10月10日、金融庁は金融審議会「サステナビリティ情報の開示と保証のあり方に関するワーキング・グループ」(第4回)(以下WG)を開催し、サステナビリティ開示基準の導入とサステナビリティ情報の保証制度についての議論が行われた。
当該WGはサステナビリティ情報の信頼性の確保を望む声を受け、金融審議会において2月に設置された。日本においてサステナビリティ開示基準や保証制度を導入するために、法改正を視野に入れた、有識者による検討を行っている。第3回は6月28日に行われた。
まず、サステナビリティ開示基準の導入について主に以下の3点が示された。
- 基準適用初年度における経過的措置として二段階開示を認め、有価証券報告書の訂正による方法を採用する
- CSRD等の海外サステナビリティ開示基準に関する免除事項に対応するための具体策
- 海外向け開示を行う際に日本でも同様の情報が得られるように開示を行える制度を用意する
また、セーフハーバー(特定の状況下、または一定の条件などの基準を満たした場合には、違反や罰金の対象にならないとされる範囲)を導入する方針についても示された。セーフハーバーに関しては、開示ガイドラインを改正して解釈を明確化するという方針で設定される。具体的には、Scope3排出量開示において、企業が統制外の第三者から取得したデータや見積りが誤りであっても、適切な検討や説明が行われ、合理的範囲内なら虚偽記載の責任を負わないとすべきとする方針が示された。また、開示ガイドライン改正のほかにも、虚偽記載等に対する企業の責任の範囲を明確にする観点から必要ないくつかの情報開示をすることでも対応する。

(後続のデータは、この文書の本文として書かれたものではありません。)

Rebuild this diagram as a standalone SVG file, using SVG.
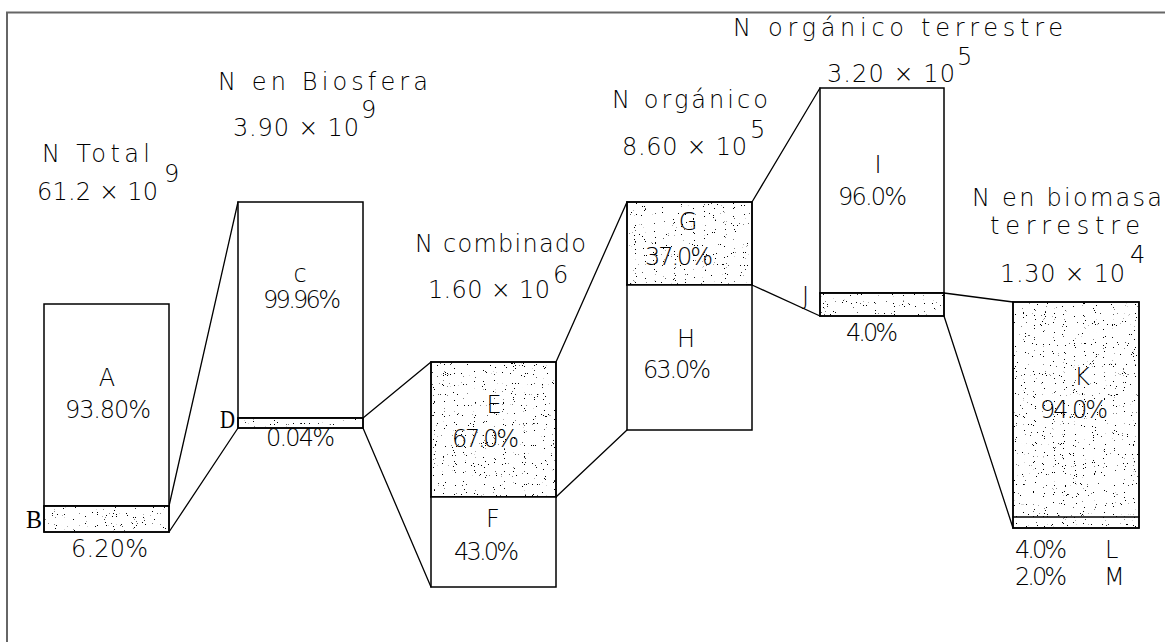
<svg xmlns="http://www.w3.org/2000/svg" width="1165" height="642" viewBox="0 0 1165 642">
  <defs>
    <!-- random speckle used for the shaded fractions -->
    <filter id="speckle" x="0" y="0" width="1" height="1" filterUnits="objectBoundingBox" color-interpolation-filters="sRGB">
      <feTurbulence type="fractalNoise" baseFrequency="1.1" numOctaves="1" seed="7" result="noise"/>
      <feColorMatrix in="noise" type="matrix" values="0 0 0 0 0  0 0 0 0 0  0 0 0 0 0  1 0 0 0 0"/>
      <feComponentTransfer>
        <feFuncA type="linear" slope="40" intercept="-27.6"/>
      </feComponentTransfer>
    </filter>
    <style>
      .frame { stroke: #666; stroke-width: 2; fill: none; }
      .box { fill: #fff; stroke: #000; stroke-width: 1.5; }
      .outline { fill: none; stroke: #000; stroke-width: 1.5; }
      .dots { fill: #000; filter: url(#speckle); }
      .edge { stroke: #000; stroke-width: 1.3; fill: none; stroke-linecap: round; }
      text { font-family: "DejaVu Sans", "Liberation Sans", sans-serif; font-size: 24px; font-weight: 200; fill: #000; }
      .serif { font-family: "Liberation Serif", "Times New Roman", serif; font-size: 25px; font-weight: normal; }
      .mid { text-anchor: middle; }
    </style>
  </defs>

  <rect width="1165" height="642" fill="#fff"/>

  <!-- drawing border -->
  <path class="frame" d="M7 642 V12.5 H1165"/>

  <!-- connectors between stages -->
  <g id="connectors">
    <line class="edge" x1="169" y1="506" x2="238" y2="202"/>
    <line class="edge" x1="169" y1="532" x2="238" y2="428"/>
    <line class="edge" x1="363" y1="418" x2="431" y2="362"/>
    <line class="edge" x1="363" y1="428" x2="431" y2="587"/>
    <line class="edge" x1="556" y1="362" x2="627" y2="202"/>
    <line class="edge" x1="556" y1="497" x2="627" y2="430"/>
    <line class="edge" x1="752" y1="202" x2="820" y2="88"/>
    <line class="edge" x1="752" y1="285" x2="820" y2="316"/>
    <line class="edge" x1="944" y1="293" x2="1013" y2="302"/>
    <line class="edge" x1="944" y1="316" x2="1013" y2="528"/>
  </g>

  <!-- stage 1: total nitrogen -->
  <g id="n-total">
    <text x="42" y="162" textLength="108" lengthAdjust="spacing">N Total</text>
    <text x="37" y="200" textLength="121" lengthAdjust="spacing">61.2 × 10</text>
    <text x="164" y="182">9</text>
    <rect class="box" x="44" y="304" width="125" height="202"/>
    <rect class="box" x="44" y="506" width="125" height="26"/>
    <rect class="dots" x="45" y="507" width="123" height="24"/>
    <rect class="outline" x="44" y="506" width="125" height="26"/>
    <text class="mid" x="107" y="386">A</text>
    <text x="65" y="418" textLength="86" lengthAdjust="spacing">93.80%</text>
    <text class="serif" x="26" y="528" textLength="16" lengthAdjust="spacingAndGlyphs">B</text>
    <text x="71" y="557" textLength="77" lengthAdjust="spacing">6.20%</text>
  </g>

  <!-- stage 2: biosphere -->
  <g id="n-biosfera">
    <text x="218" y="90" textLength="210" lengthAdjust="spacing">N en Biosfera</text>
    <text x="233" y="136" textLength="126" lengthAdjust="spacing">3.90 × 10</text>
    <text x="361" y="118">9</text>
    <rect class="box" x="238" y="202" width="125" height="216"/>
    <rect class="box" x="238" y="418" width="125" height="10"/>
    <rect class="dots" x="239" y="419" width="123" height="8"/>
    <rect class="outline" x="238" y="418" width="125" height="10"/>
    <text class="mid" x="300" y="282">c</text>
    <text x="263" y="308" textLength="78" lengthAdjust="spacing">99.96%</text>
    <text class="serif" x="220" y="428" textLength="15" lengthAdjust="spacingAndGlyphs">D</text>
    <text x="266" y="446" textLength="69" lengthAdjust="spacing">0.04%</text>
  </g>

  <!-- stage 3: combined nitrogen -->
  <g id="n-combinado">
    <text x="415" y="252" textLength="171" lengthAdjust="spacing">N combinado</text>
    <text x="428" y="298" textLength="122" lengthAdjust="spacing">1.60 × 10</text>
    <text x="553" y="283">6</text>
    <rect class="box" x="431" y="362" width="125" height="135"/>
    <rect class="dots" x="432" y="363" width="123" height="133"/>
    <rect class="outline" x="431" y="362" width="125" height="135"/>
    <rect class="box" x="431" y="497" width="125" height="90"/>
    <text class="mid" x="494" y="413">E</text>
    <text x="452" y="447" textLength="67" lengthAdjust="spacing">67.0%</text>
    <text class="mid" x="493" y="527">F</text>
    <text x="454" y="560" textLength="65" lengthAdjust="spacing">43.0%</text>
  </g>

  <!-- stage 4: organic nitrogen -->
  <g id="n-organico">
    <text x="612" y="108" textLength="156" lengthAdjust="spacing">N orgánico</text>
    <text x="622" y="155" textLength="125" lengthAdjust="spacing">8.60 × 10</text>
    <text x="750" y="138">5</text>
    <rect class="box" x="627" y="202" width="125" height="83"/>
    <rect class="dots" x="628" y="203" width="123" height="81"/>
    <rect class="outline" x="627" y="202" width="125" height="83"/>
    <rect class="box" x="627" y="285" width="125" height="145"/>
    <text class="mid" x="688" y="230">G</text>
    <text x="645" y="265" textLength="68" lengthAdjust="spacing">37.0%</text>
    <text class="mid" x="686" y="347">H</text>
    <text x="643" y="378" textLength="68" lengthAdjust="spacing">63.0%</text>
  </g>

  <!-- stage 5: terrestrial organic nitrogen -->
  <g id="n-organico-terrestre">
    <text x="733" y="36" textLength="330" lengthAdjust="spacing">N orgánico terrestre</text>
    <text x="827" y="82" textLength="128" lengthAdjust="spacing">3.20 × 10</text>
    <text x="957" y="65">5</text>
    <rect class="box" x="820" y="88" width="124" height="205"/>
    <rect class="box" x="820" y="293" width="124" height="23"/>
    <rect class="dots" x="821" y="294" width="122" height="21"/>
    <rect class="outline" x="820" y="293" width="124" height="23"/>
    <text class="mid" x="878" y="173">I</text>
    <text x="838" y="205" textLength="69" lengthAdjust="spacing">96.0%</text>
    <text x="802" y="304">J</text>
    <text x="846" y="341" textLength="52" lengthAdjust="spacing">4.0%</text>
  </g>

  <!-- stage 6: terrestrial biomass -->
  <g id="n-biomasa-terrestre">
    <text x="972" y="206" textLength="190" lengthAdjust="spacing">N en biomasa</text>
    <text x="990" y="234" textLength="150" lengthAdjust="spacing">terrestre</text>
    <text x="1000" y="282" textLength="125" lengthAdjust="spacing">1.30 × 10</text>
    <text x="1130" y="263">4</text>
    <rect class="box" x="1013" y="302" width="126" height="226"/>
    <rect class="dots" x="1014" y="303" width="124" height="224"/>
    <rect class="outline" x="1013" y="302" width="126" height="226"/>
    <line class="edge" x1="1013" y1="517" x2="1139" y2="517" style="stroke-width:1.6"/>
    <text class="mid" x="1082" y="385">K</text>
    <text x="1040" y="418" textLength="68" lengthAdjust="spacing">94.0%</text>
    <text x="1015" y="558" textLength="52" lengthAdjust="spacing">4.0%</text>
    <text x="1105" y="558">L</text>
    <text x="1015" y="585" textLength="52" lengthAdjust="spacing">2.0%</text>
    <text x="1104" y="585">M</text>
  </g>
</svg>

また、保証制度の方向性については、企業等の準備期間を考慮し、時価総額3兆円以上のプライム市場上場企業から段階的に導入する案を基本線としつつ、国内外の動向、保証に関する検討状況等を注視しながら柔軟に対応していくとの方針が示された。
当該WGでは、サステナビリティ開示基準の導入・保証制度の方向性について、資料にて示された具体案等について、専門家による議論が行われた。